February 26, 2011 in Features

Couples have unique ways of deciding on movies to watch

By The Spokesman-Review
 

Perhaps you are aware of this: Sometimes couples experience disagreement.

Oh, yes, it has been known to happen. And the tension isn’t always about sex, money or conflicting ideas about the proper use of weekends.

Occasionally it’s about movies. As in, which film to watch?

If you buy broad-brush gender stereotypes, the flick-picking discord arises because guys want to see nothing but car chases and shootouts while women are drawn to talky weepies in which romance triumphs over vexing misunderstandings.

But even if most real-life adults tend to be a bit more nuanced than that, there’s still plenty about which two moviegoers can disagree.

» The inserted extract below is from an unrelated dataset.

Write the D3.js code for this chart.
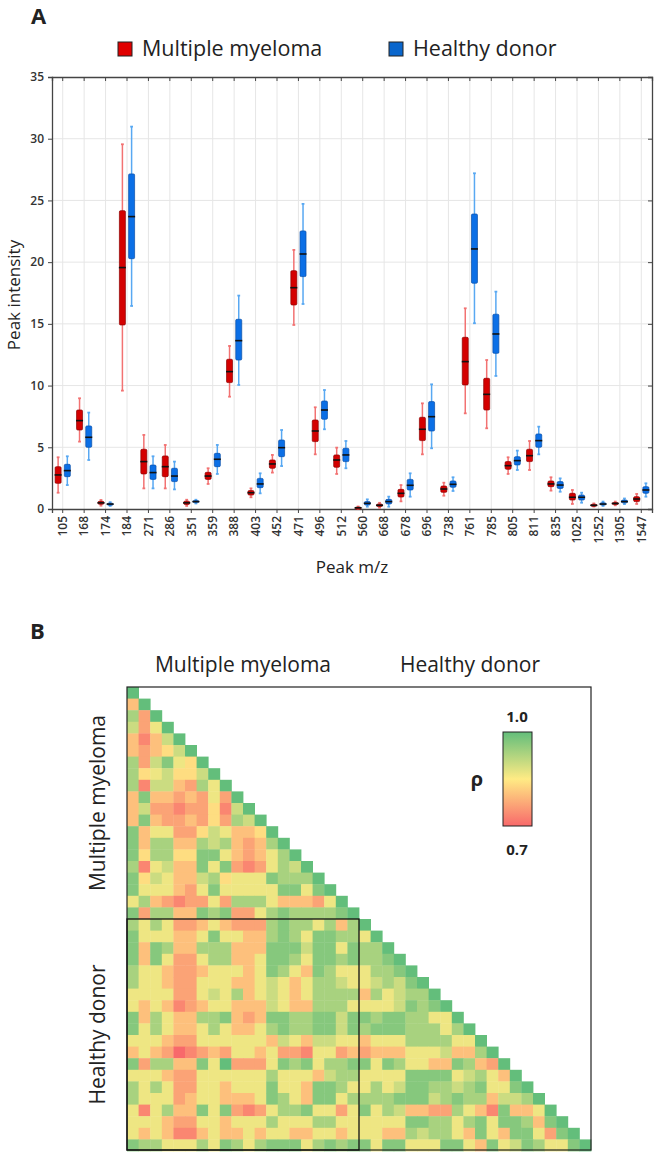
<!DOCTYPE html>
<html><head><meta charset="utf-8">
<script src="https://cdn.jsdelivr.net/npm/d3@7"></script>
<style>
body{margin:0;background:#fff}
svg{display:block}
text{font-family:"Open Sans",sans-serif;fill:#222}
</style>
</head><body>
<svg id="c" width="654" height="1152"></svg>
<script>
// ---------- Panel A data ----------
const peaks = ["105","168","174","184","271","286","351","359","388","403","452","471","496","512","560","668","678","696","738","761","785","805","811","835","1025","1252","1305","1547"];
const mmMin = [1.32,5.46,0.27,9.59,1.67,1.67,0.25,2.03,9.10,0.95,2.95,14.91,4.43,2.84,0.00,0.10,0.62,4.43,1.08,7.75,6.54,2.84,3.16,1.49,0.41,0.20,0.30,0.41];
const mmQ1  = [2.08,6.40,0.38,14.91,2.84,2.62,0.37,2.40,10.24,1.13,3.30,16.53,5.46,3.38,0.05,0.20,0.97,5.54,1.35,10.05,8.02,3.22,3.84,1.81,0.73,0.25,0.38,0.60];
const mmMed = [2.76,7.16,0.50,19.56,3.84,3.43,0.50,2.67,11.13,1.32,3.65,17.93,6.32,3.97,0.10,0.30,1.27,6.46,1.62,11.94,9.29,3.51,4.32,2.03,0.95,0.30,0.45,0.81];
const mmQ3  = [3.43,8.02,0.62,24.17,4.84,4.30,0.63,2.97,12.13,1.49,3.97,19.31,7.21,4.38,0.15,0.40,1.59,7.43,1.86,13.91,10.59,3.84,4.84,2.27,1.27,0.38,0.52,1.00];
const mmMax = [4.19,8.97,0.73,29.55,6.00,5.19,0.75,3.30,13.21,1.67,4.38,20.99,8.24,4.97,0.20,0.50,1.94,8.56,2.13,16.26,12.07,4.19,5.51,2.57,1.54,0.45,0.60,1.22];
const hdMin = [1.94,3.97,0.25,16.45,1.67,1.59,0.45,2.84,10.05,1.27,3.48,16.61,6.46,3.30,0.19,0.19,1.00,4.92,1.46,15.05,10.78,3.16,4.43,1.40,0.51,0.25,0.40,1.00];
const hdQ1  = [2.62,5.00,0.33,20.28,2.40,2.22,0.52,3.43,12.07,1.73,4.24,18.83,7.27,3.84,0.32,0.41,1.54,6.32,1.76,18.29,12.61,3.57,5.00,1.67,0.73,0.32,0.50,1.27];
const hdMed = [3.11,5.81,0.40,23.69,2.95,2.67,0.60,4.03,13.64,2.03,4.97,20.66,8.02,4.38,0.46,0.60,1.92,7.48,2.00,21.07,14.18,3.92,5.54,1.94,0.95,0.40,0.60,1.54];
const hdQ3  = [3.62,6.73,0.47,27.15,3.56,3.30,0.68,4.51,15.37,2.48,5.59,22.53,8.75,4.92,0.60,0.78,2.40,8.70,2.27,23.90,15.78,4.24,6.08,2.22,1.13,0.50,0.72,1.81];
const hdMax = [4.27,7.81,0.55,30.98,4.27,3.84,0.75,5.19,17.29,2.89,6.40,24.72,9.64,5.51,0.78,1.00,2.89,10.10,2.57,27.20,17.61,4.73,6.67,2.48,1.32,0.60,0.85,2.08];
const yTicks = [0,5,10,15,20,25,30,35];
const groups = ["Multiple myeloma","Healthy donor"];

// ---------- Panel B data ----------
// each digit d = correlation level, rho = 0.7 + d/30 (9 -> 1.0, 0 -> 0.7); row i holds columns 0..i
const rhoRows = [
"9",
"39",
"729",
"6259",
"31369",
"323469",
"7268549",
"74564469",
"716632759",
"3833232529",
"36221224169",
"383223242769",
"8355224653349",
"83773376732379",
"847744885323579",
"7156338582125769",
"84653367455587779",
"855532585555588589",
"5732122527775333259",
"82773387822578777789",
"757522353222787757379",
"8555335855337875887759",
"83873377733388868858779",
"838522577335887588787789",
"7553223555358753875557789",
"75532255533565357765567689",
"555522565735653577773756779",
"5353123553336533777555568789",
"83753377832388778868878877559",
"857533575335787788687888777579",
"5553225555553653665535557777559",
"35320123255352215523233355563379",
"827733859222587857788587553387329",
"5553225555557555367755558888567539",
"75752255355585538875575688776785589",
"755523553335875388577778886787736679",
"5157338582125778552585763322753183359",
"55532255355575557755555588775785887389",
"535311353353553355355533767753853885289",
"8775557587578885787885885558853856875589"
];
const rhoDomain = [0.7, 0.85, 1.0];
const rhoColors = ["#F8696B","#FFEB84","#63BE7B"];
const barLabels = ["1.0","0.7"];

const svg = d3.select("#c");

// ================= Panel A =================
const x = d3.scaleBand().domain(peaks).range([52, 652]);
const y = d3.scaleLinear().domain([0, 35]).range([509, 77]);
const cx = p => x(p) + x.bandwidth() / 2;
const gA = svg.append("g");

// grid
gA.append("g").selectAll("line").data(peaks).join("line")
  .attr("x1", cx).attr("x2", cx).attr("y1", y(0)).attr("y2", y(35))
  .attr("stroke", "#e6e6e6").attr("stroke-width", 1);
gA.append("g").selectAll("line").data(yTicks.slice(1, -1)).join("line")
  .attr("x1", 52).attr("x2", 652).attr("y1", d => y(d)).attr("y2", d => y(d))
  .attr("stroke", "#e6e6e6").attr("stroke-width", 1);

// axes
const axL = gA.append("g").attr("transform", "translate(52,0)")
  .call(d3.axisLeft(y).tickValues(yTicks).tickSize(4).tickPadding(4));
axL.selectAll("text").style("font-size", "12px").style("font-weight", 600).style("fill", "#333");
const axR = gA.append("g").attr("transform", "translate(652,0)")
  .call(d3.axisRight(y).tickValues(yTicks).tickSize(-4).tickFormat(""));
const axT = gA.append("g").attr("transform", "translate(0,77)")
  .call(d3.axisTop(x).tickSize(-4).tickFormat(""));
const axB = gA.append("g").attr("transform", "translate(0,509)")
  .call(d3.axisBottom(x).tickSize(4));
axB.selectAll("text")
  .attr("transform", "rotate(-90)").attr("x", -7).attr("y", 0).attr("dy", "0.36em")
  .style("text-anchor", "end").style("font-size", "12px").style("font-weight", 600).style("fill", "#333");
[axL, axR, axT, axB].forEach(a => {
  a.select(".domain").attr("stroke", "#444").attr("stroke-width", 1.3);
  a.selectAll(".tick line").attr("stroke", "#444");
});

// boxes
const series = [
  {name: groups[0], off: -4.6, fill: "#d40000", stroke: "#8c0000", wh: "#f27272",
   min: mmMin, q1: mmQ1, med: mmMed, q3: mmQ3, max: mmMax},
  {name: groups[1], off: 4.6, fill: "#0b6fe6", stroke: "#0a4fa8", wh: "#58a8f2",
   min: hdMin, q1: hdQ1, med: hdMed, q3: hdQ3, max: hdMax}
];
const bw = 6;
series.forEach(s => {
  const g = gA.append("g");
  const data = peaks.map((p, i) => ({p, min: s.min[i], q1: s.q1[i], med: s.med[i], q3: s.q3[i], max: s.max[i]}));
  g.selectAll(".wh").data(data).join("line")
    .attr("x1", d => cx(d.p) + s.off).attr("x2", d => cx(d.p) + s.off)
    .attr("y1", d => y(d.min)).attr("y2", d => y(d.max))
    .attr("stroke", s.wh).attr("stroke-width", 1.5);
  ["min", "max"].forEach(k => {
    g.selectAll(".cap" + k).data(data).join("line")
      .attr("x1", d => cx(d.p) + s.off - 1.4).attr("x2", d => cx(d.p) + s.off + 1.4)
      .attr("y1", d => y(d[k])).attr("y2", d => y(d[k]))
      .attr("stroke", s.wh).attr("stroke-width", 1.8);
  });
  g.selectAll(".bx").data(data).join("rect")
    .attr("x", d => cx(d.p) + s.off - bw / 2).attr("width", bw)
    .attr("y", d => y(d.q3)).attr("height", d => Math.max(2, y(d.q1) - y(d.q3)))
    .attr("rx", 1.2)
    .attr("fill", s.fill).attr("stroke", s.stroke).attr("stroke-width", 0.7);
  g.selectAll(".md").data(data).join("line")
    .attr("x1", d => cx(d.p) + s.off - bw / 2 - 0.5).attr("x2", d => cx(d.p) + s.off + bw / 2 + 0.5)
    .attr("y1", d => y(d.med)).attr("y2", d => y(d.med))
    .attr("stroke", "#111").attr("stroke-width", 1.6);
});

// axis titles
gA.append("text").attr("transform", "translate(20,295) rotate(-90)")
  .attr("text-anchor", "middle").style("font-size", "17px").text("Peak intensity");
gA.append("text").attr("x", 352).attr("y", 573)
  .attr("text-anchor", "middle").style("font-size", "17px").text("Peak m/z");

// legend
const leg = [{t: groups[0], x: 118, c: "#e00000"}, {t: groups[1], x: 389, c: "#0a66cc"}];
leg.forEach(l => {
  gA.append("rect").attr("x", l.x).attr("y", 42).attr("width", 14).attr("height", 14)
    .attr("fill", l.c).attr("stroke", "#222").attr("stroke-width", 1);
  gA.append("text").attr("x", l.x + 24).attr("y", 56).style("font-size", "21.5px").text(l.t);
});
svg.append("text").attr("x", 31).attr("y", 24).style("font-size", "22px").style("font-weight", 700).text("A");

// ================= Panel B =================
const xb = d3.scaleBand().domain(d3.range(40)).range([127, 591]);
const yb = d3.scaleBand().domain(d3.range(40)).range([687, 1151]);
const col = d3.scaleLinear().domain(rhoDomain).range(rhoColors);
const cells = [];
rhoRows.forEach((r, i) => r.split("").forEach((ch, j) => cells.push({i, j, rho: 0.7 + (+ch) / 30})));
const gB = svg.append("g");
gB.selectAll("rect.cell").data(cells).join("rect").attr("class", "cell")
  .attr("x", d => xb(d.j)).attr("y", d => yb(d.i))
  .attr("width", xb.bandwidth() + 0.4).attr("height", yb.bandwidth() + 0.4)
  .attr("fill", d => col(d.rho));
gB.append("rect").attr("x", xb(0)).attr("y", yb(0)).attr("width", 464).attr("height", 463)
  .attr("fill", "none").attr("stroke", "#222").attr("stroke-width", 1.2);
gB.append("rect").attr("x", xb(0)).attr("y", yb(20)).attr("width", xb(20) - xb(0)).attr("height", 1150 - yb(20))
  .attr("fill", "none").attr("stroke", "#111").attr("stroke-width", 1.3);

// group labels
gB.append("text").attr("x", 243).attr("y", 672).attr("text-anchor", "middle").style("font-size", "21px").text(groups[0]);
gB.append("text").attr("x", 470).attr("y", 672).attr("text-anchor", "middle").style("font-size", "21px").text(groups[1]);
gB.append("text").attr("transform", `translate(105,${(yb(0) + yb(20)) / 2}) rotate(-90)`)
  .attr("text-anchor", "middle").style("font-size", "21px").text(groups[0]);
gB.append("text").attr("transform", `translate(105,${(yb(20) + 1150) / 2}) rotate(-90)`)
  .attr("text-anchor", "middle").style("font-size", "21px").text(groups[1]);
svg.append("text").attr("x", 30).attr("y", 639).style("font-size", "22px").style("font-weight", 700).text("B");

// colour bar
const defs = svg.append("defs");
const grad = defs.append("linearGradient").attr("id", "rg").attr("x1", 0).attr("y1", 1).attr("x2", 0).attr("y2", 0);
rhoDomain.forEach((v, k) => grad.append("stop").attr("offset", (v - 0.7) / 0.3).attr("stop-color", rhoColors[k]));
gB.append("rect").attr("x", 503).attr("y", 732).attr("width", 29).attr("height", 94)
  .attr("fill", "url(#rg)").attr("stroke", "#222").attr("stroke-width", 1);
gB.append("text").attr("x", 517).attr("y", 722).attr("text-anchor", "middle").style("font-size", "15px").style("font-weight", 700).text(barLabels[0]);
gB.append("text").attr("x", 517).attr("y", 855).attr("text-anchor", "middle").style("font-size", "15px").style("font-weight", 700).text(barLabels[1]);
gB.append("text").attr("x", 477).attr("y", 786).attr("text-anchor", "middle").style("font-size", "20px").style("font-weight", 700).text("ρ");
</script>
</body></html>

Maybe one person enjoys a certain comedic actor that his or her spouse/significant other loathes. Or perhaps you crave courtroom dramas or zippy police procedurals while your partner wants to see obscure indie projects or period costumefests with handsome characters hissing “Upon my word, sir!”

So how do couples bridge the gap?

Negotiate? Take turns picking? Defer to the person who has actually read about the film?

There is no one simple answer.

“In the past, my husband and I would rent a chick flick and something he wanted to watch,” said Brenda Nord, an administrative assistant at a Spokane hospital. “We’d start with the chick flick and when I fell asleep, he’d pop the tape out and watch what he chose.”

No harm, no foul.

But they have evolved toward what Nord described as a more collaborative, “democratic” decision-making process. Now they usually pick just one movie and watch via On Demand on cable TV.

“Falling asleep still depends on what time it is and the movie,” she said. “However, if it’s really good, my husband attempts to wake me.”

Tadashi Osborne and his wife love movies and watch a lot. They generally take turns choosing.

“Of course, on her birthday and Valentine’s Day, she picks,” said Osborne, who works for a package delivery business.

Assuming the two people enjoy one another’s company and have compatible cultural perspectives, deciding what movie to check out can be like opening a present.

The prospect of possibly being able to add another title to the list of shared favorites can be a bonding experience. It just requires a little respect, consideration and good cheer.

For some couples, though, choosing a movie can resemble an argument – complete with accusations that a certain person insists on watching plotless gabfests, not to mention counter-charges that someone else in the family seems to have an unhealthy interest in the actress Scarlett Johansson.

Sometimes these free and open exchanges of opinions result in a mutually satisfactory selection. And sometimes they culminate in an unopened Netflix envelope collecting dust on the mantle for weeks.

Still, an unwillingness to bend on movie choices isn’t necessarily indicative of serious problems in a relationship, said Laura Asbell, a clinical psychologist. “Unless it’s indicative of a larger pattern.”

To be sure, not everything has to be done as a couple.

Sue Libby and her husband have been married 35 years. They understand the value of compromise. And they enjoy watching films together.

“But occasionally he goes to a movie by himself, and I will sometimes rent one I want to see and watch it while he is kayaking,” said Libby, who does accounting for a title insurance and escrow company.

“The one thing we don’t do ever is try to talk the other one into seeing something they really don’t want to watch.”

They might be on to something. It has been said that viewing a film with someone who is doing so under duress can be a pain. At least that’s the case if the conscript chooses to grumble throughout and generally adopts a petulant “I didn’t get my way” pouting demeanor.

What fun.

Elsewhere on the spectrum is the reluctant viewer who undergoes an attitude adjustment, eventually admitting that he or she was wrong and acknowledging that the movie was terrific.

Family physician Anne Montgomery said she and her husband are blessed with similar “or at least overlapping” tastes. “We both like a very broad range of things – drama, action, sci-fi, et cetera.”

They don’t do slasher films.

“He has a habit of watching whatever good old movie is on cable to wind down in the evening, chosen by flipping through the channel guide and picking something that ideally doesn’t end after bedtime,” Montgomery said.

“Fortunately most of those are also things I like. If he picks one I don’t, I either ask him to pick another – since there is always something else on – or I go do something else.”

College professor Becky Dueben also savors the same pictures as her spouse. Most of the time.

“But sometimes, even if I’m not interested in the movie he wants to see, I am very interested in his perspective and understanding what he likes,” she said. “And sometimes I end up liking it just because he does, because it reminds me of him.”

Women, of course, have no monopoly on film-viewing flexibility. Realtor Forrest Schuck said he happily defers to his wife eight out of nine times.

“We pick movies like this: She likes romantic comedies, so that’s what we watch.”

Maybe this isn’t so complicated after all.